Instructions to follow: Retype the opening lines of the data exactly, stopping after the line that contains "import matplotlib.pyplot as plt". Skip every picture.

(Part of a data file)
— BEGIN —

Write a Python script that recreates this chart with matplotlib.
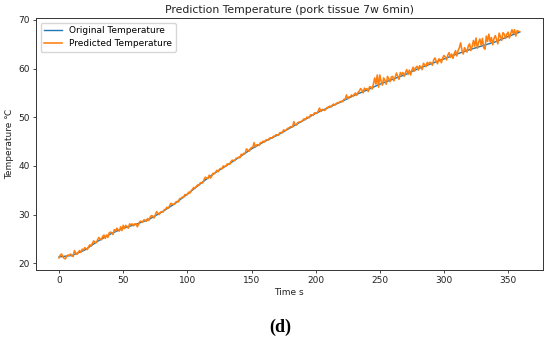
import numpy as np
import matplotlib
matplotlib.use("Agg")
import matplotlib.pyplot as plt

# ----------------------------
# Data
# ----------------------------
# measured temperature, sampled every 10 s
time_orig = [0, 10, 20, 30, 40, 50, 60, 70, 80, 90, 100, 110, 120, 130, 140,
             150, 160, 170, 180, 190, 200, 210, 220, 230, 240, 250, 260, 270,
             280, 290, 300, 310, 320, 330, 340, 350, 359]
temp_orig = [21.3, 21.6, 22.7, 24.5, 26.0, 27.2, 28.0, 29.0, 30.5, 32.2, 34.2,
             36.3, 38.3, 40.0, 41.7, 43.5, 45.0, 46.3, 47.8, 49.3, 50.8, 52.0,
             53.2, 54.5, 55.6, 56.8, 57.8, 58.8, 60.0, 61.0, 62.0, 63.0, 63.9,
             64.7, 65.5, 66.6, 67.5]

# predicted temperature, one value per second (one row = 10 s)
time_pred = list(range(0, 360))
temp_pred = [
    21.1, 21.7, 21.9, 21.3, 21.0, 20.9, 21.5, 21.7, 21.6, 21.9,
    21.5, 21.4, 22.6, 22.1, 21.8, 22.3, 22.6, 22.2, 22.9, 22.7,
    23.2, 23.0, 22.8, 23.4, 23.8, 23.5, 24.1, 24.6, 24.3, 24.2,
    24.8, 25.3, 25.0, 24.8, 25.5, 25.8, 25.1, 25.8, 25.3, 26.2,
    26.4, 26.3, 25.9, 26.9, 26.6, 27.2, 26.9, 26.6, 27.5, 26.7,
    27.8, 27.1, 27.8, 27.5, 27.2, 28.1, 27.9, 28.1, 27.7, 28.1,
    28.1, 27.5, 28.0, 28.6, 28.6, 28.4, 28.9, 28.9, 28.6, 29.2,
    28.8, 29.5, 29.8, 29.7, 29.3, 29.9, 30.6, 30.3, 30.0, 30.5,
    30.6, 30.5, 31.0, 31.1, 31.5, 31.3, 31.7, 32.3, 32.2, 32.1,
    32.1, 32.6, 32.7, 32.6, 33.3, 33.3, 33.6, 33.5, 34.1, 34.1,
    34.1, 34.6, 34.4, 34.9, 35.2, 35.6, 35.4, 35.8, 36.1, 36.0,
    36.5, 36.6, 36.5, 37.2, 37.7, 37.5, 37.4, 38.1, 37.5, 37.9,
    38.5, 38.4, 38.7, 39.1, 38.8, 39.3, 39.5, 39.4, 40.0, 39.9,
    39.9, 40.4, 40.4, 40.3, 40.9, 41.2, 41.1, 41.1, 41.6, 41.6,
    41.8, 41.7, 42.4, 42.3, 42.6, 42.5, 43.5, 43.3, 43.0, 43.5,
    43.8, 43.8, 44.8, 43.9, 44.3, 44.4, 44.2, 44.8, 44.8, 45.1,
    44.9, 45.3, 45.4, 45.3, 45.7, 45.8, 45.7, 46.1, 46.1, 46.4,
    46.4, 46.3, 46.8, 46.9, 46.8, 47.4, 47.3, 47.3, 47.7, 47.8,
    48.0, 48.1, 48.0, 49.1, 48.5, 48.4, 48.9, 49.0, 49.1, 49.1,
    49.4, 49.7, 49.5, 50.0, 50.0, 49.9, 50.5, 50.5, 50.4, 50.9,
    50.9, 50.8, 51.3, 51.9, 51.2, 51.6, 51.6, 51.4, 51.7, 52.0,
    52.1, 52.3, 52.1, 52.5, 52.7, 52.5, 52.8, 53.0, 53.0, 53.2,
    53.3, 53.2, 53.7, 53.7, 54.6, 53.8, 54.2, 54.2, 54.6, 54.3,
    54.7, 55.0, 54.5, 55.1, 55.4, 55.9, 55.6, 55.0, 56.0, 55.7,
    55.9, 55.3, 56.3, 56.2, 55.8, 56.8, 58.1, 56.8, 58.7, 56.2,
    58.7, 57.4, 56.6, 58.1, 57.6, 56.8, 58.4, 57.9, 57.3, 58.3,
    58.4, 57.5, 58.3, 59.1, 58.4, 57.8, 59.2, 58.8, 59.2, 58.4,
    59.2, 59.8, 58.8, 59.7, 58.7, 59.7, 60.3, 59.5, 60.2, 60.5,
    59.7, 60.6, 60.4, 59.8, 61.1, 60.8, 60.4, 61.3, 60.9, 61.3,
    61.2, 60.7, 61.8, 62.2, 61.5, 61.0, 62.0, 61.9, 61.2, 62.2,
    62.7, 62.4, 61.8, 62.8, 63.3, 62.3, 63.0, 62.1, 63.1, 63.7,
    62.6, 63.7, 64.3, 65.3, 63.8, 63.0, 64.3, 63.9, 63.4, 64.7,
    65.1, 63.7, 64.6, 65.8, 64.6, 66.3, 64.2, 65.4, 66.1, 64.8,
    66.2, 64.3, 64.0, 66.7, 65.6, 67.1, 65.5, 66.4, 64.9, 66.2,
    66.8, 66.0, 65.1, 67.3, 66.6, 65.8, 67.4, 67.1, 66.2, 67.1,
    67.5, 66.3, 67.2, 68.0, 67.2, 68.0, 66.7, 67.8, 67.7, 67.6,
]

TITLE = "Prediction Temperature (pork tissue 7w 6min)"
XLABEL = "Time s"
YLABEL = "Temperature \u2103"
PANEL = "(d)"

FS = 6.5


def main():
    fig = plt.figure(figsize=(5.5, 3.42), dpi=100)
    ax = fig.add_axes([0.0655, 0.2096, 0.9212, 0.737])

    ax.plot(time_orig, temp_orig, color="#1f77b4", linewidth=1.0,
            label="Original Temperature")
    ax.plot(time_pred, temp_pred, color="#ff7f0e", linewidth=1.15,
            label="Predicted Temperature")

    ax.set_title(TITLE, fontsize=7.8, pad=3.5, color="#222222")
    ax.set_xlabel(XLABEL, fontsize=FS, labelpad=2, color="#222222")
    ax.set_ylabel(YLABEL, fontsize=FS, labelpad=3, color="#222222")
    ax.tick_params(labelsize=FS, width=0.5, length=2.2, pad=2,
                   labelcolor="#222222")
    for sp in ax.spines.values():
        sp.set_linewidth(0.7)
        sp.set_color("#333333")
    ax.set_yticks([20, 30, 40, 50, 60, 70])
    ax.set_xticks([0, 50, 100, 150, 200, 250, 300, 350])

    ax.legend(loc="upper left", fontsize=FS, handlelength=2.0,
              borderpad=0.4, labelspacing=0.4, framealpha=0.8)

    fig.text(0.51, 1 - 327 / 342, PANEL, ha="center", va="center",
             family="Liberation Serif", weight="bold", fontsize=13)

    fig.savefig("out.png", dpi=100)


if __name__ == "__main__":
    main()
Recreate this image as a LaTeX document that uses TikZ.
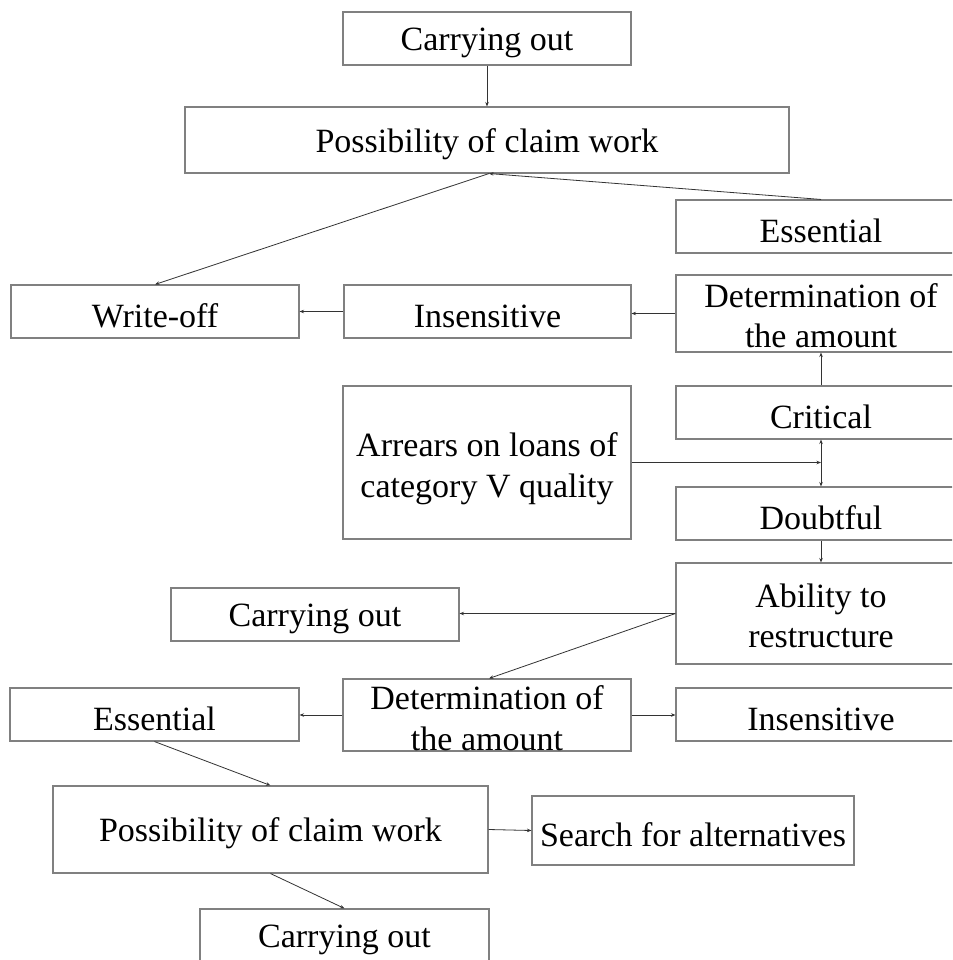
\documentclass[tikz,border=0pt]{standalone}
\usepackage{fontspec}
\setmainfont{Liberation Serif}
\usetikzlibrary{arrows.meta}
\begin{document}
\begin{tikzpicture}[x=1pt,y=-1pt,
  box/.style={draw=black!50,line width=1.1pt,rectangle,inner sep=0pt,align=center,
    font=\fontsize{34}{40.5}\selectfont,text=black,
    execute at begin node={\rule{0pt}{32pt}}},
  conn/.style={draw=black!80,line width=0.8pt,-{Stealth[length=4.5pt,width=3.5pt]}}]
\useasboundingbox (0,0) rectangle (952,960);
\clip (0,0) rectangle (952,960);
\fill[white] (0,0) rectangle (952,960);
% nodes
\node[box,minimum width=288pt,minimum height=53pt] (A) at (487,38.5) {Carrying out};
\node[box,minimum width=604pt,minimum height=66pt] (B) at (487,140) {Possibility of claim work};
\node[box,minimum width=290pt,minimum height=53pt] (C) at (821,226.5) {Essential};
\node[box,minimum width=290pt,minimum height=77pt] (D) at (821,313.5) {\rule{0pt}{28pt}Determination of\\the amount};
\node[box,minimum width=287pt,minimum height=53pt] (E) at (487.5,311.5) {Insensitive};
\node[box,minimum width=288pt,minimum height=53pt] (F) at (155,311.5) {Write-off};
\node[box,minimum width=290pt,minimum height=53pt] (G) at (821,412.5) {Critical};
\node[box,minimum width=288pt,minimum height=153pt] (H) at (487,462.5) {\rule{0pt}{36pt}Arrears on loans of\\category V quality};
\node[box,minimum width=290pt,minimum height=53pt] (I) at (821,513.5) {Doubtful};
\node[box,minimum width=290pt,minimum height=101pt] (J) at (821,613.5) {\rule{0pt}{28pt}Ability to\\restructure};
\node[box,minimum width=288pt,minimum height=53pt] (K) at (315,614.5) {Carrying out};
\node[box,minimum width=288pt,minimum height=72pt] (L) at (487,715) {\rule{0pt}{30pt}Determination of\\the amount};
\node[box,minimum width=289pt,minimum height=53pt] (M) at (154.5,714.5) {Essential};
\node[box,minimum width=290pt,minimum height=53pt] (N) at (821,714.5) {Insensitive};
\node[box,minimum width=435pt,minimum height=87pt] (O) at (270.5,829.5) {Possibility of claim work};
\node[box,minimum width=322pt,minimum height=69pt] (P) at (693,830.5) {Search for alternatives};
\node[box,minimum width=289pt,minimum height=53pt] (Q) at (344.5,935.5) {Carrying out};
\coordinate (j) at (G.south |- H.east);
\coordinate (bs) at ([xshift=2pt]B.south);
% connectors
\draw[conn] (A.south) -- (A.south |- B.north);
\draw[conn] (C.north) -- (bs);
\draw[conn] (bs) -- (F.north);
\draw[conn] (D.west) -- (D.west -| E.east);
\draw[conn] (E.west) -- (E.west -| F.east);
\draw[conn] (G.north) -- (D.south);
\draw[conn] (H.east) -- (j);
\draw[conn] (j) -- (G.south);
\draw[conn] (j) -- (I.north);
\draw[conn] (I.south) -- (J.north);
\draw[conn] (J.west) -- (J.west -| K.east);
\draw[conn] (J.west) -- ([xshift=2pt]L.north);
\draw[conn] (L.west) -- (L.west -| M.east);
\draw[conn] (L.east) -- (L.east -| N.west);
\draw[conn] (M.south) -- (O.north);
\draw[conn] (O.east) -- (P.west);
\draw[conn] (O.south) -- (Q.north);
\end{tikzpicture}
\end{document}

— END —

Solution to this exercise:
Write a Python script that recreates this chart with matplotlib.
import numpy as np
import matplotlib
matplotlib.use("Agg")
import matplotlib.pyplot as plt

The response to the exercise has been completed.